THE EXERCISE.
Repeat exactly the lines from the start through the line with "const seriesNames = ['0", both ends included.
══════
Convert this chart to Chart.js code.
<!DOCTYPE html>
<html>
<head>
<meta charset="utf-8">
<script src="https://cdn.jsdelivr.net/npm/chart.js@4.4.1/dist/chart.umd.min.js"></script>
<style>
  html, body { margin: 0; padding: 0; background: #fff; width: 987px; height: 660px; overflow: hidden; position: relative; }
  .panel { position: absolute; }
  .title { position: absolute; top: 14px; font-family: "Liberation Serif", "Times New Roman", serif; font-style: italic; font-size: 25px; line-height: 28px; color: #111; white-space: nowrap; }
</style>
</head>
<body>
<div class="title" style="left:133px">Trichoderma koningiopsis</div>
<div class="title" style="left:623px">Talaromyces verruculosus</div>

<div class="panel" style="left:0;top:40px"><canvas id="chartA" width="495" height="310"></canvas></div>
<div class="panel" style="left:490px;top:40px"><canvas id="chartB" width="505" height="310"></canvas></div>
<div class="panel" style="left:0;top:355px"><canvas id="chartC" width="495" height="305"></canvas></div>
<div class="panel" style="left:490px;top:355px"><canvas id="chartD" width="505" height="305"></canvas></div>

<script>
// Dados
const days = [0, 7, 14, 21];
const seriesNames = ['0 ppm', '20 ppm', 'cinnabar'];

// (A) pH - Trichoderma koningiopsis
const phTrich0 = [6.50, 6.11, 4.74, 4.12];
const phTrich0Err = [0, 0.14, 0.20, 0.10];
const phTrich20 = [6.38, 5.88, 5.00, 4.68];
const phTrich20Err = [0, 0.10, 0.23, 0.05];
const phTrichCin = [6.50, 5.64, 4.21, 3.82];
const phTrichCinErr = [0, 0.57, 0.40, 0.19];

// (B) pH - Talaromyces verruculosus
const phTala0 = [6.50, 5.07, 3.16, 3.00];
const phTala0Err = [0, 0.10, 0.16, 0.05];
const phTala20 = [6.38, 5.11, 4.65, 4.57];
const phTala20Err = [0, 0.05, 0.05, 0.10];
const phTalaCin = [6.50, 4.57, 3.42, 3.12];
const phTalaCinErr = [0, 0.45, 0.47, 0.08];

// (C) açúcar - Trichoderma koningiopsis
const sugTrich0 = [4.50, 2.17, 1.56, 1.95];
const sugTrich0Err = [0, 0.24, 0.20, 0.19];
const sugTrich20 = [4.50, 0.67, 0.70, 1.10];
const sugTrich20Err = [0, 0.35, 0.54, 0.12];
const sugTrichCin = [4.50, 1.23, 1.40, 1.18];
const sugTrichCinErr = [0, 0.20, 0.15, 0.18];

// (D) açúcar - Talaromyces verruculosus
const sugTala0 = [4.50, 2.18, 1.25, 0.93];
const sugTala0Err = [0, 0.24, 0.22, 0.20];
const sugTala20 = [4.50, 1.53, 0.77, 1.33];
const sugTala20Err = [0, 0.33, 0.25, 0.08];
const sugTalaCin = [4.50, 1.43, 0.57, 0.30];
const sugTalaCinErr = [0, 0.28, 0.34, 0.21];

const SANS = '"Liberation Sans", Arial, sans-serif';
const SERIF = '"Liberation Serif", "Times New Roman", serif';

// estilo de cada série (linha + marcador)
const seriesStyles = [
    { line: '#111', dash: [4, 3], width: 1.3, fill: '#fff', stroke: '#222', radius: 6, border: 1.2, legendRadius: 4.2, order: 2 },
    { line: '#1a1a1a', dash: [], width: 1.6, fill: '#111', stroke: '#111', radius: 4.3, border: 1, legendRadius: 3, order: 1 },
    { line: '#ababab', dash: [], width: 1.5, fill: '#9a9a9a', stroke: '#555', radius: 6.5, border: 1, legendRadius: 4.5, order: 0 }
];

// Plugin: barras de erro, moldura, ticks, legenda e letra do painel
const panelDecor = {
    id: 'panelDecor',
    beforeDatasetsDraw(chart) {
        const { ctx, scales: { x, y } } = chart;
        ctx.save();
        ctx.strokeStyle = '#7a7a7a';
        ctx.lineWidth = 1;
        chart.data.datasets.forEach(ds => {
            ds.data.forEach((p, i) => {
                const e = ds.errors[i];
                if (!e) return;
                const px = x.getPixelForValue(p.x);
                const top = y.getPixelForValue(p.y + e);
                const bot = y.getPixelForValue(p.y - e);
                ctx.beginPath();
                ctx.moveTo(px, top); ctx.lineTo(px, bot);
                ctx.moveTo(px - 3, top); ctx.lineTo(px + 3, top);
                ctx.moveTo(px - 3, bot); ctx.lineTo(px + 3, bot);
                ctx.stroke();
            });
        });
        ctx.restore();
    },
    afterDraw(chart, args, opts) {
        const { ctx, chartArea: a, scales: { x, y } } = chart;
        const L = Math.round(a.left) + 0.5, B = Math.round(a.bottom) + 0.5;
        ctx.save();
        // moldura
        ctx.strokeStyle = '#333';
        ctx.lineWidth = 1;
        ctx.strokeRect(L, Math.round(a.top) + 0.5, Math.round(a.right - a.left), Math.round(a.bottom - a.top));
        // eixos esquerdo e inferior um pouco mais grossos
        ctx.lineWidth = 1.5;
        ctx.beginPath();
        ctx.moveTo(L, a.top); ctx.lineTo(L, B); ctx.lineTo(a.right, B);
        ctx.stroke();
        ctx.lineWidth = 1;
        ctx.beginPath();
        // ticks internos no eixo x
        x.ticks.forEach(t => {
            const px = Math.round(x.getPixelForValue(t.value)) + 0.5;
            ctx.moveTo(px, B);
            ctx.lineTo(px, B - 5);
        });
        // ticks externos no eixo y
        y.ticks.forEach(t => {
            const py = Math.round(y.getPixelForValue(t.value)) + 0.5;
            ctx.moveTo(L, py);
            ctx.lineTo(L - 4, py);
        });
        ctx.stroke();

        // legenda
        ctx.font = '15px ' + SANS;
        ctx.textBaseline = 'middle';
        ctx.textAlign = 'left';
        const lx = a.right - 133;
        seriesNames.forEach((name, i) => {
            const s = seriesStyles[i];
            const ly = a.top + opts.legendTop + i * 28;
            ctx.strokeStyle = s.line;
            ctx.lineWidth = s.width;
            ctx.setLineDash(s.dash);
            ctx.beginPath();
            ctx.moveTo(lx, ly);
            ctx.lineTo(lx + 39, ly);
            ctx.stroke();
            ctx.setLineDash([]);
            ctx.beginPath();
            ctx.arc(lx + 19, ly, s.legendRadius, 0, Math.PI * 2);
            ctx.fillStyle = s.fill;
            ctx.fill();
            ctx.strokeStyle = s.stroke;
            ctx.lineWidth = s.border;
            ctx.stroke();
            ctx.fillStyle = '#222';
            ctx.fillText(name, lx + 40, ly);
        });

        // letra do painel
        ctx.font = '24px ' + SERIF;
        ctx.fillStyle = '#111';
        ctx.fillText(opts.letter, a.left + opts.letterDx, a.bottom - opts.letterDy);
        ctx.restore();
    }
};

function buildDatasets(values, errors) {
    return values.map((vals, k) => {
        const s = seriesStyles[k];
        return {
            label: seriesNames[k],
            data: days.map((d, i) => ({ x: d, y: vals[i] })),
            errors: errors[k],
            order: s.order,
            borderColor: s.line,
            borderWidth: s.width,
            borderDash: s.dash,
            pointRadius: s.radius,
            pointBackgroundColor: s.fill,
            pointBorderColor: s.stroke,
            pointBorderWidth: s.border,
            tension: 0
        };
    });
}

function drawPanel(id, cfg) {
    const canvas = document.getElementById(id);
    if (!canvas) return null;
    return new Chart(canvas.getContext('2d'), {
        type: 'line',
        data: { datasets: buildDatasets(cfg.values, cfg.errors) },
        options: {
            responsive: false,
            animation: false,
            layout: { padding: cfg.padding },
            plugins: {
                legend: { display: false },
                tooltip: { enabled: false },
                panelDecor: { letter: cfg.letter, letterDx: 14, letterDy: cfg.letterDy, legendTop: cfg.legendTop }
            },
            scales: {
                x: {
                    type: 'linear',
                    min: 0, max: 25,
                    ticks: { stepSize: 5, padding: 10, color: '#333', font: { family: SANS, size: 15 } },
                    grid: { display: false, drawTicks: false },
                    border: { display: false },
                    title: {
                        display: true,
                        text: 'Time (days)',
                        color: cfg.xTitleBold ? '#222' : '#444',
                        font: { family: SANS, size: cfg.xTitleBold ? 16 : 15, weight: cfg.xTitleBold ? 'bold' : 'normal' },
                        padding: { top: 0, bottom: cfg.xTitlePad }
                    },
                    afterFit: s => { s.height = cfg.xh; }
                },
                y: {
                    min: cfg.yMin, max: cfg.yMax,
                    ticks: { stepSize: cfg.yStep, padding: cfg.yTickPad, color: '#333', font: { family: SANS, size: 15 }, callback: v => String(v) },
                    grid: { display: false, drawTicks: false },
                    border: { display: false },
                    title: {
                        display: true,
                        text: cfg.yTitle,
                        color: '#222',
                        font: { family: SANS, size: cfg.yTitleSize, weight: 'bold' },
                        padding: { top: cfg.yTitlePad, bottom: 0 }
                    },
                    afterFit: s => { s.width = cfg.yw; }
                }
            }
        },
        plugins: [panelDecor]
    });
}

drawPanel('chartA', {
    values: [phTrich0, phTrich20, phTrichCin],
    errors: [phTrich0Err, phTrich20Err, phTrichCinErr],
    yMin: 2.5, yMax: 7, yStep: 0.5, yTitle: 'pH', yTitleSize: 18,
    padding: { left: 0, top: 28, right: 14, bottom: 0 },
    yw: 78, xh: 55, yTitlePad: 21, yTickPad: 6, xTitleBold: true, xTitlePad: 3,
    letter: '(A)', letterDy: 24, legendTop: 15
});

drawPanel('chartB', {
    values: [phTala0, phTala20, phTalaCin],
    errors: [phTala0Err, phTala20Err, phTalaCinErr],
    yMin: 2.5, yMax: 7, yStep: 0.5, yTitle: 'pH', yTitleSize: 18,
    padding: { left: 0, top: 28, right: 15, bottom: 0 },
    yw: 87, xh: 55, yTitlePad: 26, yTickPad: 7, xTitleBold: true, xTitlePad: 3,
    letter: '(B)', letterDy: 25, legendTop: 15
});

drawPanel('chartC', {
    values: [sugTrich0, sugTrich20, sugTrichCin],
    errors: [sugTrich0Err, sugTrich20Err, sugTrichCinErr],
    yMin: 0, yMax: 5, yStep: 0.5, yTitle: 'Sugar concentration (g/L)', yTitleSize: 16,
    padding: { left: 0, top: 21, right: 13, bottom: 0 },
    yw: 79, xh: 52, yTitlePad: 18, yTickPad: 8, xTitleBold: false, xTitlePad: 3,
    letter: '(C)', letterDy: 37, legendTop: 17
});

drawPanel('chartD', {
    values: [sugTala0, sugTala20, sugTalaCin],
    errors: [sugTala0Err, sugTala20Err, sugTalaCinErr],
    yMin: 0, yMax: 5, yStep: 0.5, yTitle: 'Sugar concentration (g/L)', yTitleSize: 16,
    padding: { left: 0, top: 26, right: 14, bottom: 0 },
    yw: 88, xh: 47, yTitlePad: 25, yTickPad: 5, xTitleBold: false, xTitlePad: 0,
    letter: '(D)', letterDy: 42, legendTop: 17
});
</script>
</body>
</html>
══════
SOLUTION TO THE PROBLEM.
Convert this chart to Chart.js code.
<!DOCTYPE html>
<html>
<head>
<meta charset="utf-8">
<script src="https://cdn.jsdelivr.net/npm/chart.js@4.4.1/dist/chart.umd.min.js"></script>
<style>
  html, body { margin: 0; padding: 0; background: #fff; width: 987px; height: 660px; overflow: hidden; position: relative; }
  .panel { position: absolute; }
  .title { position: absolute; top: 14px; font-family: "Liberation Serif", "Times New Roman", serif; font-style: italic; font-size: 25px; line-height: 28px; color: #111; white-space: nowrap; }
</style>
</head>
<body>
<div class="title" style="left:133px">Trichoderma koningiopsis</div>
<div class="title" style="left:623px">Talaromyces verruculosus</div>

<div class="panel" style="left:0;top:40px"><canvas id="chartA" width="495" height="310"></canvas></div>
<div class="panel" style="left:490px;top:40px"><canvas id="chartB" width="505" height="310"></canvas></div>
<div class="panel" style="left:0;top:355px"><canvas id="chartC" width="495" height="305"></canvas></div>
<div class="panel" style="left:490px;top:355px"><canvas id="chartD" width="505" height="305"></canvas></div>

<script>
// Dados
const days = [0, 7, 14, 21];
const seriesNames = ['0 ppm', '20 ppm', 'cinnabar'];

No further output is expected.